Different data definitions. States/territories define data points in inconsistent ways, and the various trackers deal with those inconsistent definitions differently. For example, “deaths” is treated very differently by various states and trackers, especially when it comes to “probable deaths,” which are not reported by all states or trackers.
- The state of New York, for instance, has not been reporting “probable deaths” from COVID-19, whereas New York City reports thousands of these deaths. Worldometer includes the NYC probables in its death counts, whereas The COVID Tracking Project does not. (Johns Hopkins also does not include the NYC probable deaths on its US map but does on its Global map.) When the state of New York includes these probable deaths in its reporting, we will include them in ours.

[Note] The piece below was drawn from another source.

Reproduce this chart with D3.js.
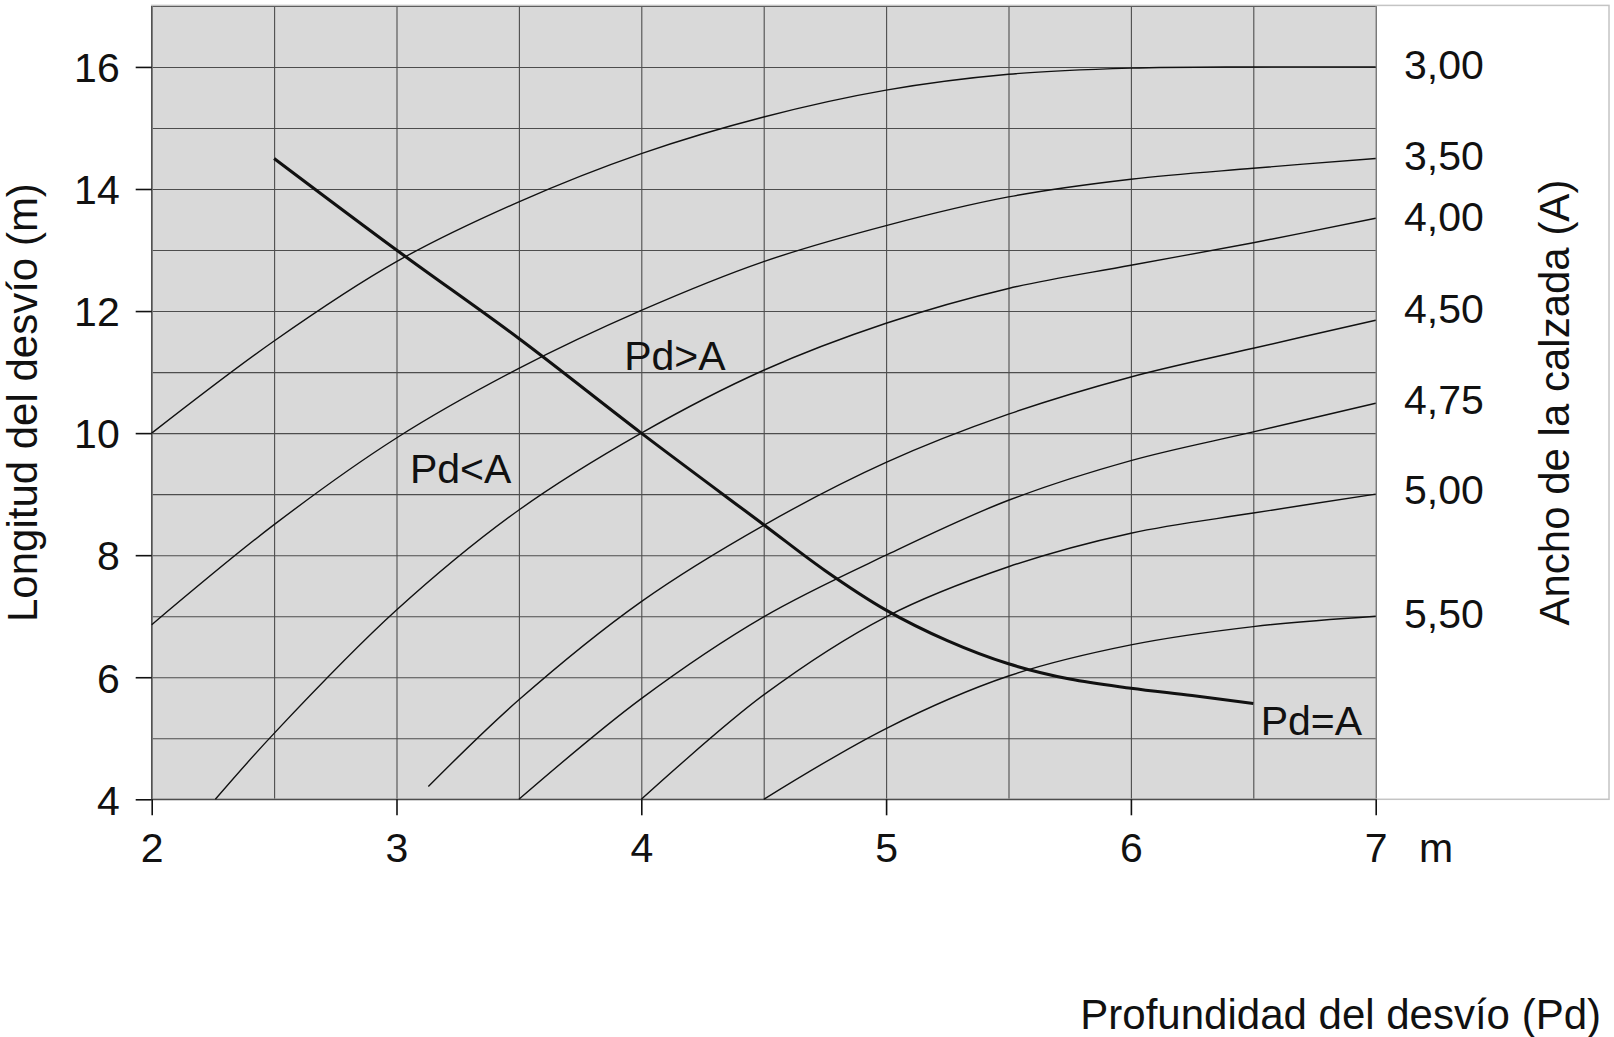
<!DOCTYPE html>
<html>
<head>
<meta charset="utf-8">
<script src="https://cdn.jsdelivr.net/npm/d3@7"></script>
<style>
  html, body { margin: 0; padding: 0; background: #fff; }
  svg { display: block; }
  text { font-family: "Liberation Sans", Arial, sans-serif; fill: #111; }
</style>
</head>
<body>
<svg id="chart" width="1614" height="1037"></svg>
<script>
// ---------- data ----------
const xTicks = [2, 3, 4, 5, 6, 7];
const yTicks = [4, 6, 8, 10, 12, 14, 16];
const anchos = ["3,00", "3,50", "4,00", "4,50", "4,75", "5,00", "5,50"];
const anchoLabelY = [16.04, 14.55, 13.56, 12.04, 10.56, 9.08, 7.05];

const curveA300 = [[2,10],[2.5,11.51],[3,12.81],[3.5,13.79],[4,14.58],[4.5,15.18],[5,15.62],[5.5,15.88],[6,15.98],[6.5,16.0],[7,16.0]];
const curveA350 = [[2,6.86],[2.5,8.5],[3,9.92],[3.5,11.06],[4,12.01],[4.5,12.81],[5,13.4],[5.5,13.87],[6,14.16],[6.5,14.34],[7,14.5]];
const curveA400 = [[2.26,4.0],[2.5,5.08],[3,7.1],[3.5,8.74],[4,10.0],[4.5,11.03],[5,11.8],[5.5,12.37],[6,12.75],[6.5,13.12],[7,13.52]];
const curveA450 = [[3.13,4.21],[3.5,5.63],[4,7.24],[4.5,8.49],[5,9.52],[5.5,10.31],[6,10.92],[6.5,11.39],[7,11.85]];
const curveA475 = [[3.5,4.0],[4,5.65],[4.5,6.99],[5,8.0],[5.5,8.9],[6,9.55],[6.5,10.02],[7,10.49]];
const curveA500 = [[4,4.0],[4.5,5.71],[5,6.99],[5.5,7.81],[6,8.36],[6.5,8.69],[7,9.0]];
const curveA550 = [[4.5,4.0],[5,5.16],[5.5,6.02],[6,6.53],[6.5,6.83],[7,7.0]];
const curvePdA  = [[2.5,14.5],[3,13.0],[3.5,11.55],[4,10.0],[4.5,8.5],[4.75,7.75],[5,7.1],[5.25,6.6],[5.5,6.22],[5.75,5.97],[6,5.82],[6.25,5.7],[6.5,5.57]];

const regionLabels = ["Pd>A", "Pd<A", "Pd=A"];
const regionX = [3.93, 3.055, 6.53];
const regionY = [11.03, 9.18, 5.05];

const xTitle = "Profundidad del desvío (Pd)";
const yTitle = "Longitud del desvío (m)";
const y2Title = "Ancho de la calzada (A)";
const xUnit = "m";

// ---------- layout ----------
const svg = d3.select("#chart");
const X0 = 151.7, X1 = 1375.7, Y0 = 5.9, Y1 = 799.3;
const x = d3.scaleLinear().domain([2, 7]).range([X0, X1]);
const y = d3.scaleLinear().domain([4, 17]).range([Y1, Y0]);
const FS = 41, TFS = 42;

// outer white panel
svg.append("rect")
  .attr("x", X0).attr("y", Y0 - 0.5).attr("width", 1609 - X0).attr("height", Y1 - Y0 + 0.5)
  .attr("fill", "#fff");
// plot background
svg.append("rect")
  .attr("x", X0).attr("y", Y0).attr("width", X1 - X0).attr("height", Y1 - Y0)
  .attr("fill", "#d9d9d9");

// grid via axes
const gridX = svg.append("g").attr("transform", `translate(0,${Y1})`)
  .call(d3.axisBottom(x).tickValues(d3.range(2, 7.001, 0.5)).tickSize(-(Y1 - Y0)).tickFormat(""));
const gridY = svg.append("g").attr("transform", `translate(${X0},0)`)
  .call(d3.axisLeft(y).tickValues(d3.range(4, 17.001, 1)).tickSize(-(X1 - X0)).tickFormat(""));
[gridX, gridY].forEach(g => {
  g.select(".domain").remove();
  g.selectAll("line").attr("stroke", "#4d4d4d").attr("stroke-width", 1.1);
});

// outer light border
svg.append("rect")
  .attr("x", X0).attr("y", Y0 - 0.5).attr("width", 1609 - X0).attr("height", Y1 - Y0 + 0.5)
  .attr("fill", "none").attr("stroke", "#c4c4c4").attr("stroke-width", 1.5);
// left plot border & bottom (dark)
svg.append("line").attr("x1", X0).attr("x2", X0).attr("y1", Y0).attr("y2", Y1)
  .attr("stroke", "#4d4d4d").attr("stroke-width", 1.3);
svg.append("line").attr("x1", X0).attr("x2", X1).attr("y1", Y1).attr("y2", Y1)
  .attr("stroke", "#4d4d4d").attr("stroke-width", 1.3);

// curves
const line = d3.line().x(d => x(d[0])).y(d => y(d[1])).curve(d3.curveCatmullRom.alpha(0.5));
const thin = [curveA300, curveA350, curveA400, curveA450, curveA475, curveA500, curveA550];
svg.append("g").selectAll("path").data(thin).join("path")
  .attr("d", line).attr("fill", "none").attr("stroke", "#111").attr("stroke-width", 1.4);
svg.append("path").datum(curvePdA).attr("d", line)
  .attr("fill", "none").attr("stroke", "#111").attr("stroke-width", 3.1);

// axes with labels
const ax = svg.append("g").attr("transform", `translate(0,${Y1})`)
  .call(d3.axisBottom(x).tickValues(xTicks).tickSize(16).tickPadding(18).tickFormat(d3.format("d")));
const ay = svg.append("g").attr("transform", `translate(${X0},0)`)
  .call(d3.axisLeft(y).tickValues(yTicks).tickSize(16).tickPadding(16).tickFormat(d3.format("d")));
[ax, ay].forEach(g => {
  g.select(".domain").remove();
  g.selectAll("line").attr("stroke", "#111").attr("stroke-width", 1.6);
  g.selectAll("text").attr("font-size", FS).attr("font-family", "Liberation Sans, Arial, sans-serif").attr("fill", "#111");
});
ay.selectAll("text").attr("dy", "0.36em");

// unit label next to x axis
svg.append("text").attr("x", 1436).attr("y", Y1 + 16 + 18).attr("dy", "0.71em")
  .attr("text-anchor", "middle").attr("font-size", FS).text(xUnit);

// right labels (Ancho)
svg.append("g").selectAll("text").data(anchos).join("text")
  .attr("x", 1404).attr("y", (d, i) => y(anchoLabelY[i])).attr("dy", "0.36em")
  .attr("font-size", FS).text(d => d);

// region labels
svg.append("g").selectAll("text").data(regionLabels).join("text")
  .attr("x", (d, i) => x(regionX[i])).attr("y", (d, i) => y(regionY[i]))
  .attr("font-size", FS).text(d => d);

// titles
svg.append("text").attr("transform", `translate(37,${(Y0 + Y1) / 2}) rotate(-90)`)
  .attr("text-anchor", "middle").attr("font-size", TFS).text(yTitle);
svg.append("text").attr("transform", `translate(1569,${(Y0 + Y1) / 2}) rotate(-90)`)
  .attr("text-anchor", "middle").attr("font-size", TFS).text(y2Title);
svg.append("text").attr("x", 1601).attr("y", 1029)
  .attr("text-anchor", "end").attr("font-size", TFS).text(xTitle);
</script>
</body>
</html>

We do not currently have plans to collect data at the county level, both because we do not have the resources to do so manually and because both Johns Hopkins and The New York Times are collecting county-level data for cases and deaths.
There are very strong day of the week effects in this dataset, largely because testing and reporting activity slows down on weekends. Health care staff and public health officials tend to “catch up” with their data reporting on Mondays and Tuesdays, causing spikes in the numbers.
We do hope to start collecting demographic data on patient sex in the future, although not every state reports it for every kind of information we track.
Unfortunately, age is a much more complicated problem, because the states group ages in incompatible ranges: one state might report ages 29-39 as a group, while another reports 25-35, and a third reports 30-45.
Age ranges are therefore almost impossible to provide as a national set of metrics, because of this non-standardized reporting. As a non-profit non-governmental volunteer project, we can politely ask state public health authorities to standardize their data—but unlike the federal government, we have no authority to compel anyone to publish anything, so when the data is too inconsistent to use, we’re stuck.
We are currently capturing both data about antibody tests and data about PCR tests, but to our best knowledge we are only publishing data about PCR tests. Some states do not clarify what kind of tests they are reporting. If states are silently including antibody test data in their overall test data, our dataset will also include it. Once we are sure that a majority of states are reliably reporting antibody test data, we will publish national- and state-level data about antibody testing.